B. It's not portable. _farpoke[l]() is a Go32 specifc
function.
This would hae as result that you can't compile your
Euphoria programs by using, for example, a user
contributed ec_psx.lib runtime library for the
playstation using EC.EXE.

I expect that if rob does release the source to the
runtime library, it will be the one for Win32, and
will have code like the following to let you compile
your code with non-windows C compilers:

#ifdef WIN32
void _stdcall WinMain( ... )
{
   ...
}
#else
void main( ... )
{
   ...
}
#endif

Remember that only ONE of the above two main entry
points is compiled, if 'WIN32' is defined by the
compiler, ie. you're using LCCWin or whatever,
WinMain() will be compiled and main() will not be
compiled, it will totally be ignored by the compiler.
Therefore there are no executable size reasons why not
to implement this.
But I guess you allready knew that :P


So to conclude things,
the easiest and cheapest way to gain some overal,
evaluation, and arithmetic speed increases is by
defining much-called runtime routines as inline.


Mike The Spike
PS. Yes these are straight-forward and simple
optimisations, but that's about the best I can do
right now. The best thing to do to get more speed is
optimise the way Euphoria is mapped to C. But this is
hard for me to do right now.

new topic     » topic index » view message » categorize

2. Re: Euphoria To C Translator Optimisations (2)

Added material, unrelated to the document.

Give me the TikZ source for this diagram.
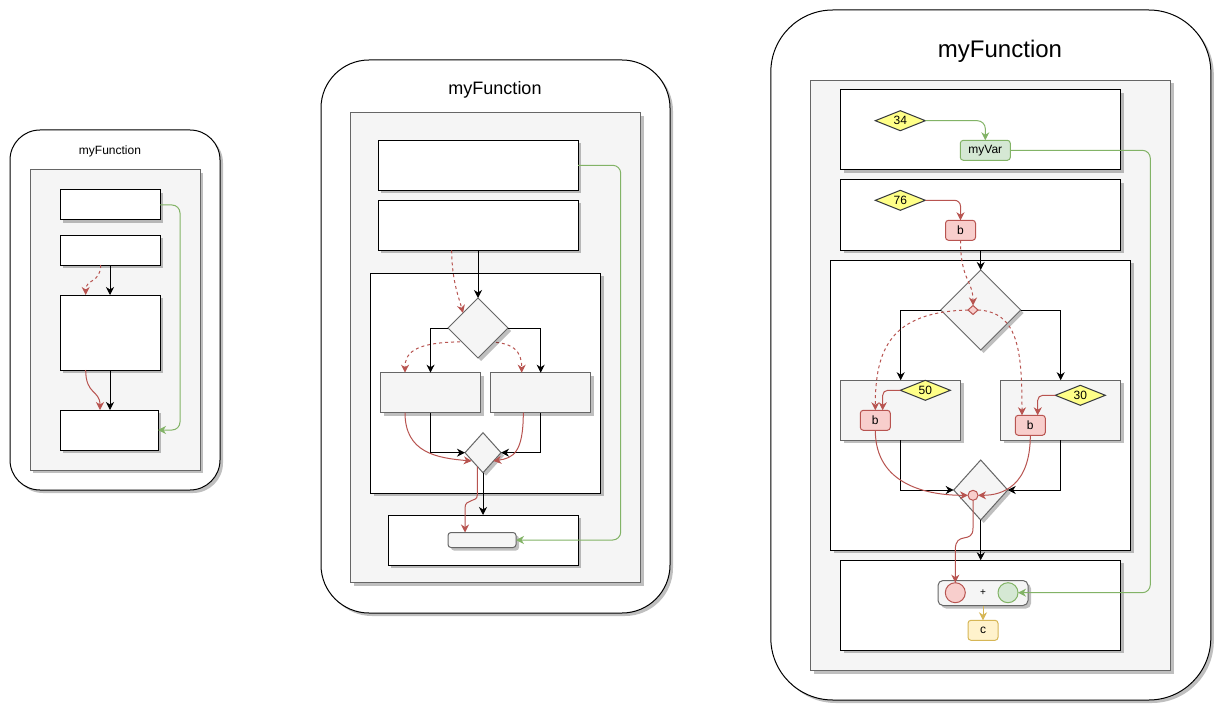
\documentclass[tikz,border=0pt]{standalone}
\usepackage{fontspec}
\setmainfont{Liberation Sans}
\usetikzlibrary{arrows.meta,shapes.geometric,shadows,calc}
\definecolor{redS}{HTML}{B85450}
\definecolor{redF}{HTML}{F8CECC}
\definecolor{greenS}{HTML}{82B366}
\definecolor{greenF}{HTML}{D5E8D4}
\definecolor{yelS}{HTML}{D6B656}
\definecolor{yelF}{HTML}{FFF2CC}
\definecolor{yellowD}{HTML}{FFFF88}
\definecolor{darkS}{HTML}{36393D}
\definecolor{grayS}{HTML}{666666}
\definecolor{grayF}{HTML}{F5F5F5}
\begin{document}
\begin{tikzpicture}[x=1pt,y=-1pt,
  shd/.style={drop shadow={shadow xshift=3pt,shadow yshift=-3pt,fill=black,opacity=0.25}},
  base/.style={inner sep=0pt,outer sep=0pt,line width=1pt},
  panel/.style={base,draw=black,fill=white,shd},
  grayrect/.style={base,draw=grayS,fill=grayF,shd},
  wbox/.style={base,draw=black,fill=white,shd},
  gdia/.style={base,diamond,draw=grayS,fill=grayF,shd},
  ydia/.style={base,diamond,aspect=2.5,draw=darkS,fill=yellowD,font=\fontsize{12}{14}\selectfont},
  rbox/.style={base,rounded corners=3pt,draw=redS,fill=redF,font=\fontsize{12}{14}\selectfont},
  gvar/.style={base,rounded corners=3pt,draw=greenS,fill=greenF,font=\fontsize{12}{14}\selectfont},
  ybox/.style={base,rounded corners=3pt,draw=yelS,fill=yelF,font=\fontsize{12}{14}\selectfont},
  title/.style={inner sep=0pt},
  arr/.style={-{Stealth[length=8pt,width=8pt,inset=2.5pt]}},
  blk/.style={arr,line width=1pt,draw=black},
  redl/.style={arr,line width=1pt,draw=redS},
  dsh/.style={dash pattern=on 3pt off 3pt},
  grn/.style={arr,line width=1pt,draw=greenS,rounded corners=8pt},
  yel/.style={arr,line width=1pt,draw=yelS},
]
\useasboundingbox (0,0) rectangle (1223,714);

% ================= Panel 1 =================
\node[panel,rounded corners=30pt,minimum width=210,minimum height=360] (outer1) at (115,310) {};
\node[title,font=\fontsize{12}{14}\selectfont] (t1) at (110,151.5) {myFunction};
\node[grayrect,minimum width=170,minimum height=300] (gray1) at (115,320) {};
\node[wbox,minimum width=100,minimum height=30] (b1a) at (110,205) {};
\node[wbox,minimum width=100,minimum height=30] (b1b) at (110,250) {};
\node[wbox,minimum width=100,minimum height=75] (b1c) at (110,332.5) {};
\node[wbox,minimum width=98,minimum height=40] (b1d) at (109,430) {};
\coordinate (w1a) at (180,205);
\coordinate (w1b) at (180,430);
\draw[blk] (b1b.south) -- (b1c.north);
\draw[blk] (b1c.south) -- (b1c.south |- b1d.north);
\draw[redl,dsh] ($(b1b.south)+(-9.3,0)$) .. controls +(0,18) and +(0,-16) .. ($(b1c.north)+(-24.3,0)$);
\draw[redl] ($(b1c.south)+(-24.3,0)$) .. controls +(0,25) and +(0,-20) .. ($(b1d.north)+(-9,0)$);
\draw[grn] (b1a.east) -- (w1a) -- (w1b) -- (b1d.east);

% ================= Panel 2 =================
\node[panel,rounded corners=48pt,minimum width=349,minimum height=553] (outer2) at (495.5,336.5) {};
\node[title,font=\fontsize{18}{22}\selectfont] (t2) at (495,90) {myFunction};
\node[grayrect,minimum width=290,minimum height=470] (gray2) at (495.7,347.7) {};
\node[wbox,minimum width=200,minimum height=50] (A2) at (478,165.3) {};
\node[wbox,minimum width=200,minimum height=50] (B2) at (478,225.3) {};
\node[wbox,minimum width=230,minimum height=220] (C2) at (485.5,383.2) {};
\node[grayrect,minimum width=100,minimum height=40] (L2) at (430.5,392.7) {};
\node[grayrect,minimum width=100,minimum height=40] (R2) at (540.7,392.7) {};
\coordinate (h2) at (478,342);
\draw[redl,dsh] (h2) .. controls (415,340) and (405,352) .. ($(L2.north)+(-25.5,0)$);
\draw[redl,dsh] (h2) .. controls (515,340) and (521.7,352) .. ($(R2.north)+(-19,0)$);
\node[gdia,minimum width=60,minimum height=60] (dia2) at (478,328) {};
\node[gdia,minimum width=36,minimum height=40] (dia2b) at (483,452.7) {};
\node[wbox,minimum width=190,minimum height=50] (D2) at (483,540) {};
\node[grayrect,rounded corners=3pt,minimum width=68,minimum height=15] (small2) at (482,540) {};
\coordinate (w2a) at (620.7,165.3);
\coordinate (w2b) at (620.7,540);
\draw[blk] (B2.south) -- (dia2.north);
\draw[redl,dsh] ($(B2.south)+(-26.3,0)$) .. controls +(0,30) and +(-4,-15) .. (dia2.north west);
\draw[blk] (dia2.west) -| (L2.north);
\draw[blk] (dia2.east) -| (R2.north);
\draw[blk] (L2.south) |- (dia2b.west);
\draw[blk] (R2.south) |- (dia2b.east);
\draw[redl] ($(L2.south)+(-25.5,0)$) .. controls +(0,40) and +(-35,-3) .. (471.7,461);
\draw[redl] ($(R2.south)+(-17.4,0)$) .. controls +(0,40) and +(20,-3) .. (493.3,461);
\draw[blk] (dia2b.south) -- (D2.north);
\draw[redl] (477.3,466.5) -- (477.3,495) .. controls (477.3,503) and (465,498) .. (465,508) -- ($(small2.north)+(-17,0)$);
\draw[grn] (A2.east) -- (w2a) -- (w2b) -- (small2.east);

% ================= Panel 3 =================
\node[panel,rounded corners=62pt,minimum width=440,minimum height=690] (outer3) at (990.8,355) {};
\node[title,font=\fontsize{24}{29}\selectfont] (t3) at (1000,51.7) {myFunction};
\node[grayrect,minimum width=360,minimum height=590] (gray3) at (990.5,375.5) {};
\node[wbox,minimum width=280,minimum height=80] (E3) at (980.5,130) {};
\node[wbox,minimum width=280,minimum height=70] (F3) at (980.5,215) {};
\node[wbox,minimum width=300,minimum height=290] (G3) at (980.7,405.2) {};
\node[wbox,minimum width=280,minimum height=90] (H3) at (980.7,605.3) {};
\node[ydia,minimum width=50,minimum height=20] (d34) at (900.3,120.7) {34};
\node[gvar,minimum width=50,minimum height=20] (myVar) at (985.3,150.3) {myVar};
\node[ydia,minimum width=50,minimum height=20] (d76) at (900.3,200.3) {76};
\node[rbox,minimum width=30,minimum height=20] (b3) at (960.5,230.3) {b};
\node[gdia,minimum width=80,minimum height=80] (dia3) at (980.7,310) {};
\node[base,diamond,draw=redS,fill=redF,minimum width=10,minimum height=9] (sd3) at (973,310) {};
\node[grayrect,minimum width=120,minimum height=60] (L3) at (900.7,410.2) {};
\node[grayrect,minimum width=120,minimum height=60] (R3) at (1060.7,410.2) {};
\node[ydia,minimum width=50,minimum height=20] (d50) at (925.3,390.3) {50};
\node[ydia,minimum width=50,minimum height=20] (d30) at (1080.3,395.3) {30};
\node[rbox,minimum width=30,minimum height=20] (bL) at (875.3,420.3) {b};
\node[rbox,minimum width=30,minimum height=20] (bR) at (1030.3,425.3) {b};
\node[gdia,minimum width=54,minimum height=60] (dia3b) at (980.7,490) {};
\node[base,circle,draw=redS,fill=redF,minimum size=10] (cir3) at (973,495.3) {};
\node[grayrect,rounded corners=5pt,minimum width=90,minimum height=25] (plusr) at (983,593) {};
\node[base,font=\fontsize{10}{12}\selectfont] (plus) at (983,593) {+};
\node[base,circle,draw=redS,fill=redF,minimum size=20] (redc) at (955.3,592.7) {};
\node[base,circle,draw=greenS,fill=greenF,minimum size=20] (greenc) at (1008,592.7) {};
\node[ybox,minimum width=30,minimum height=20] (cbox) at (983,630.3) {c};
\coordinate (w3a) at (1150.3,150.3);
\coordinate (w3b) at (1150.3,592.7);
\draw[grn] (d34.east) -| (myVar.north);
\draw[grn] (myVar.east) -- (w3a) -- (w3b) -- (greenc.east);
\draw[redl,rounded corners=6pt] (d76.east) -| (b3.north);
\draw[redl,dsh] (b3.south) .. controls +(0,40) and +(0,-25) .. (sd3.north);
\draw[blk] (dia3.north |- F3.south) -- (dia3.north);
\draw[blk] (dia3.west) -| (L3.north);
\draw[blk] (dia3.east) -| (R3.north);
\draw[redl,rounded corners=5pt] (d50.west) -| ($(bL.north)+(7.4,0)$);
\draw[redl,rounded corners=5pt] (d30.west) -| ($(bR.north)+(7.4,0)$);
\draw[redl,dsh] (sd3.west) .. controls (890,312) and (875.3,350) .. (bL.north);
\draw[redl,dsh] (sd3.east) .. controls (1018,312) and (1022,350) .. ($(bR.north)+(-8.3,0)$);
\draw[blk] (L3.south) |- (dia3b.west);
\draw[blk] (R3.south) |- (dia3b.east);
\draw[redl] (bL.south) .. controls +(0,55) and +(-40,0) .. (cir3.west);
\draw[redl] (bR.south) .. controls +(0,50) and +(25,0) .. (cir3.east);
\draw[blk] (dia3b.south) -- (H3.north);
\draw[redl] (cir3.south) -- (973,528) .. controls (973,545) and (955.3,530) .. (955.3,550) -- (redc.north);
\draw[yel] (plusr.south) -- (cbox.north);
\end{tikzpicture}
\end{document}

Rather than reply individually  to the many posts made
by Mike The Spike today, I'll just supply a
few bits of information:

---

register variables: 

Why don't you alter the C source
files generated and tell me if "register" helps. 
WATCOM ignores register declarations. 
Most decent compilers do their own assignment 
of variables to registers. On the Pentium there
aren't many registers available anyway.

---

*((int *)_2 = *((int *){9,34,14,18,33,46};

Seems to me something like that only works 
for static initializations. Not dynamically executing code.

---
in-lining:

The routines that you want to inline are a bit too large.
inlining increases the size of your code, but does
not necessarily increase the speed. There is a
severe penalty for executing code that is not in the 
Pentium code cache. If your code is larger you will
likely have more cache misses.

---
peeks/pokes with DJGPP

DJGPP puts low memory in a completely separate
memory segment, so you have to call that go32 macro
to peek or poke into it.
WATCOM /Causeway made low memory contiguous
with high memory in the same data segment. For compatibility
I had to handle DJGPP this way. You really don't
want me to put a single poke of one byte 
into memory into a subroutine, rather than *inlining* it 
would you?

---

#ifdef:

The Euphoria source consists of *one* set of source
files. There are #ifdef's throughout the code to select:
Windows vs. DOS vs. Linux
Public Domain vs Complete
Translator vs Interpreter vs. Runtime Library
Debug vs Release build

It would be potentially exciting to release the source
to other people, but it has to be done in a way that
maintains my income. I can't make any decisions about
this for a couple of months (so stop nagging me smile).

Regards,
   Rob Craig
   Rapid Deployment Software
   http://www.RapidEuphoria.com

new topic     » goto parent     » topic index » view message » categorize

3. Re: Euphoria To C Translator Optimisations (2)

You know as well as I do that if someone like MTS
gets their hands on your knowledge base it'll be gone 
forever.

euman

----- Original Message ----- 
From: "Robert Craig" <rds at RapidEuphoria.com>
To: <EUforum at topica.com>
Sent: Thursday, February 01, 2001 19:08
Subject: Re: Euphoria To C Translator Optimisations (2)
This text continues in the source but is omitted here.